_GIVEN TASK_. Set the data down again, exactly as it reads, but without the pictures.
○ ○ ○ ○ ○
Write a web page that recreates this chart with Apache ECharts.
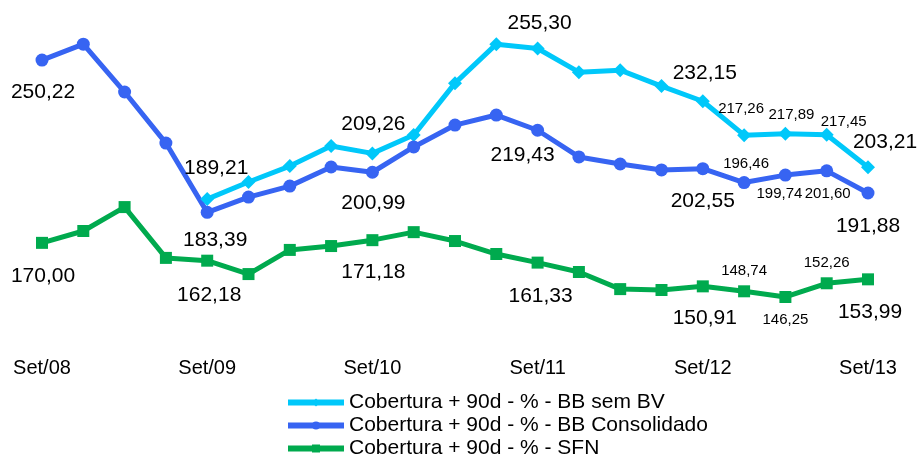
<!DOCTYPE html>
<html>
<head>
<meta charset="utf-8">
<script src="https://cdn.jsdelivr.net/npm/echarts@6/dist/echarts.min.js"></script>
<style>
  html, body { margin: 0; padding: 0; background: #fff; }
  #chart { width: 917px; height: 457px; }
</style>
</head>
<body>
<div id="chart"></div>
<script>
// quarters Set/08 .. Set/13
var quarters = ['Set/08', 'Dez/08', 'Mar/09', 'Jun/09', 'Set/09', 'Dez/09', 'Mar/10', 'Jun/10',
    'Set/10', 'Dez/10', 'Mar/11', 'Jun/11', 'Set/11', 'Dez/11', 'Mar/12', 'Jun/12',
    'Set/12', 'Dez/12', 'Mar/13', 'Jun/13', 'Set/13'];

var semBV = [null, null, null, null, 189.21, 196.7, 203.7, 212.5, 209.26, 217.3, 240.1, 257.2,
    255.30, 244.9, 245.8, 238.8, 232.15, 217.26, 217.89, 217.45, 203.21];
var consolidado = [250.22, 257.2, 236.2, 213.8, 183.39, 190.1, 194.9, 203.3, 200.99, 212.1, 221.7, 226.1,
    219.43, 207.7, 204.6, 202.0, 202.55, 196.46, 199.74, 201.60, 191.88];
var sfn = [170.00, 175.2, 185.7, 163.4, 162.18, 156.3, 166.9, 168.6, 171.18, 174.7, 170.8, 165.1,
    161.33, 157.2, 149.7, 149.3, 150.91, 148.74, 146.25, 152.26, 153.99];

var seriesNames = ['Cobertura + 90d - % - BB sem BV', 'Cobertura + 90d - % - BB Consolidado', 'Cobertura + 90d - % - SFN'];

// which points carry a value label: [index, dx, dy, small]
var semBVLabels = [[4, 9, -31, 0], [8, 1, -29, 0], [12, 2, -25, 0], [16, 2, -28, 0],
    [17, -3, -26, 1], [18, 6, -19, 1], [19, 17, -13, 1], [20, 17, -25, 0]];
var consolidadoLabels = [[0, 1, 32, 0], [4, 8, 28, 0], [8, 1, 31, 0], [12, -15, 25, 0], [16, 0, 33, 0],
    [17, 2, -19, 1], [18, -6, 19, 1], [19, 1, 23, 1], [20, 0, 33, 0]];
var sfnLabels = [[0, 1, 33, 0], [4, 2, 35, 0], [8, 1, 32, 0], [12, 3, 34, 0], [16, 2, 32, 0],
    [17, 0, -20, 1], [18, 0, 23, 1], [19, 0, -20, 1], [20, 2, 33, 0]];

var colors = ['#00C8FA', '#3764F2', '#00AA4E'];

function fmt(v) {
    return v.toFixed(2).replace('.', ',');
}

function buildData(values, labels) {
    var out = values.map(function (v) {
        return { value: v };
    });
    labels.forEach(function (l) {
        out[l[0]].label = {
            show: true,
            position: 'inside',
            offset: [l[1], l[2]],
            fontSize: l[3] ? 15 : 21,
            color: '#000',
            fontFamily: 'Liberation Sans, Arial, sans-serif',
            formatter: function (p) { return fmt(p.value); }
        };
    });
    return out;
}

function makeSeries(name, values, labels, color, symbol, size) {
    return {
        name: name,
        type: 'line',
        data: buildData(values, labels),
        symbol: symbol,
        symbolSize: size,
        showAllSymbol: true,
        connectNulls: false,
        itemStyle: { color: color },
        lineStyle: { color: color, width: 5 },
        label: { show: false },
        emphasis: { disabled: true },
        z: 2
    };
}

var chart = echarts.init(document.getElementById('chart'));
var option = {
    animation: false,
    backgroundColor: '#fff',
    textStyle: { fontFamily: 'Liberation Sans, Arial, sans-serif' },
    grid: { left: 42, right: 49, top: 15, bottom: 123 },
    legend: {
        orient: 'vertical',
        left: 285,
        top: 392,
        height: 70,
        itemWidth: 56,
        itemHeight: 10,
        itemGap: 2,
        padding: 0,
        data: seriesNames,
        lineStyle: { width: 6 },
        textStyle: { fontSize: 21, color: '#000', fontFamily: 'Liberation Sans, Arial, sans-serif' }
    },
    xAxis: {
        type: 'category',
        data: quarters,
        boundaryGap: false,
        axisLine: { show: false },
        axisTick: { show: false },
        splitLine: { show: false },
        axisLabel: {
            interval: 3,
            margin: 24,
            fontSize: 20,
            color: '#000',
            fontFamily: 'Liberation Sans, Arial, sans-serif'
        }
    },
    yAxis: {
        type: 'value',
        min: 130,
        max: 270,
        show: false
    },
    series: [
        makeSeries(seriesNames[0], semBV, semBVLabels, colors[0], 'diamond', 14),
        makeSeries(seriesNames[1], consolidado, consolidadoLabels, colors[1], 'circle', 13),
        makeSeries(seriesNames[2], sfn, sfnLabels, colors[2], 'rect', 12)
    ]
};
chart.setOption(option);
</script>
</body>
</html>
○ ○ ○ ○ ○
_OUTPUT OF THE TASK_.
Write a web page that recreates this chart with Apache ECharts.
<!DOCTYPE html>
<html>
<head>
<meta charset="utf-8">
<script src="https://cdn.jsdelivr.net/npm/echarts@6/dist/echarts.min.js"></script>
<style>
  html, body { margin: 0; padding: 0; background: #fff; }
  #chart { width: 917px; height: 457px; }
</style>
</head>
<body>
<div id="chart"></div>
<script>
// quarters Set/08 .. Set/13
var quarters = ['Set/08', 'Dez/08', 'Mar/09', 'Jun/09', 'Set/09', 'Dez/09', 'Mar/10', 'Jun/10',
    'Set/10', 'Dez/10', 'Mar/11', 'Jun/11', 'Set/11', 'Dez/11', 'Mar/12', 'Jun/12',
    'Set/12', 'Dez/12', 'Mar/13', 'Jun/13', 'Set/13'];

var semBV = [null, null, null, null, 189.21, 196.7, 203.7, 212.5, 209.26, 217.3, 240.1, 257.2,
    255.30, 244.9, 245.8, 238.8, 232.15, 217.26, 217.89, 217.45, 203.21];
var consolidado = [250.22, 257.2, 236.2, 213.8, 183.39, 190.1, 194.9, 203.3, 200.99, 212.1, 221.7, 226.1,
    219.43, 207.7, 204.6, 202.0, 202.55, 196.46, 199.74, 201.60, 191.88];
var sfn = [170.00, 175.2, 185.7, 163.4, 162.18, 156.3, 166.9, 168.6, 171.18, 174.7, 170.8, 165.1,
    161.33, 157.2, 149.7, 149.3, 150.91, 148.74, 146.25, 152.26, 153.99];

var seriesNames = ['Cobertura + 90d - % - BB sem BV', 'Cobertura + 90d - % - BB Consolidado', 'Cobertura + 90d - % - SFN'];

// which points carry a value label: [index, dx, dy, small]
var semBVLabels = [[4, 9, -31, 0], [8, 1, -29, 0], [12, 2, -25, 0], [16, 2, -28, 0],
    [17, -3, -26, 1], [18, 6, -19, 1], [19, 17, -13, 1], [20, 17, -25, 0]];
var consolidadoLabels = [[0, 1, 32, 0], [4, 8, 28, 0], [8, 1, 31, 0], [12, -15, 25, 0], [16, 0, 33, 0],
    [17, 2, -19, 1], [18, -6, 19, 1], [19, 1, 23, 1], [20, 0, 33, 0]];
var sfnLabels = [[0, 1, 33, 0], [4, 2, 35, 0], [8, 1, 32, 0], [12, 3, 34, 0], [16, 2, 32, 0],
    [17, 0, -20, 1], [18, 0, 23, 1], [19, 0, -20, 1], [20, 2, 33, 0]];

var colors = ['#00C8FA', '#3764F2', '#00AA4E'];

function fmt(v) {
    return v.toFixed(2).replace('.', ',');
}

function buildData(values, labels) {
    var out = values.map(function (v) {
        return { value: v };
    });
    labels.forEach(function (l) {
        out[l[0]].label = {
            show: true,
            position: 'inside',
            offset: [l[1], l[2]],
            fontSize: l[3] ? 15 : 21,
            color: '#000',
            fontFamily: 'Liberation Sans, Arial, sans-serif',
            formatter: function (p) { return fmt(p.value); }
        };
    });
    return out;
}

function makeSeries(name, values, labels, color, symbol, size) {
    return {
        name: name,
        type: 'line',
        data: buildData(values, labels),
        symbol: symbol,
        symbolSize: size,
        showAllSymbol: true,
        connectNulls: false,
        itemStyle: { color: color },
        lineStyle: { color: color, width: 5 },
        label: { show: false },
        emphasis: { disabled: true },
        z: 2
    };
}

var chart = echarts.init(document.getElementById('chart'));
var option = {
    animation: false,
    backgroundColor: '#fff',
    textStyle: { fontFamily: 'Liberation Sans, Arial, sans-serif' },
    grid: { left: 42, right: 49, top: 15, bottom: 123 },
    legend: {
        orient: 'vertical',
        left: 285,
        top: 392,
        height: 70,
        itemWidth: 56,
        itemHeight: 10,
        itemGap: 2,
        padding: 0,
        data: seriesNames,
        lineStyle: { width: 6 },
        textStyle: { fontSize: 21, color: '#000', fontFamily: 'Liberation Sans, Arial, sans-serif' }
    },
    xAxis: {
        type: 'category',
        data: quarters,
        boundaryGap: false,
        axisLine: { show: false },
        axisTick: { show: false },
        splitLine: { show: false },
        axisLabel: {
            interval: 3,
            margin: 24,
            fontSize: 20,
            color: '#000',
            fontFamily: 'Liberation Sans, Arial, sans-serif'
        }
    },
    yAxis: {
        type: 'value',
        min: 130,
        max: 270,
        show: false
    },
    series: [
        makeSeries(seriesNames[0], semBV, semBVLabels, colors[0], 'diamond', 14),
        makeSeries(seriesNames[1], consolidado, consolidadoLabels, colors[1], 'circle', 13),
        makeSeries(seriesNames[2], sfn, sfnLabels, colors[2], 'rect', 12)
    ]
};
chart.setOption(option);
</script>
</body>
</html>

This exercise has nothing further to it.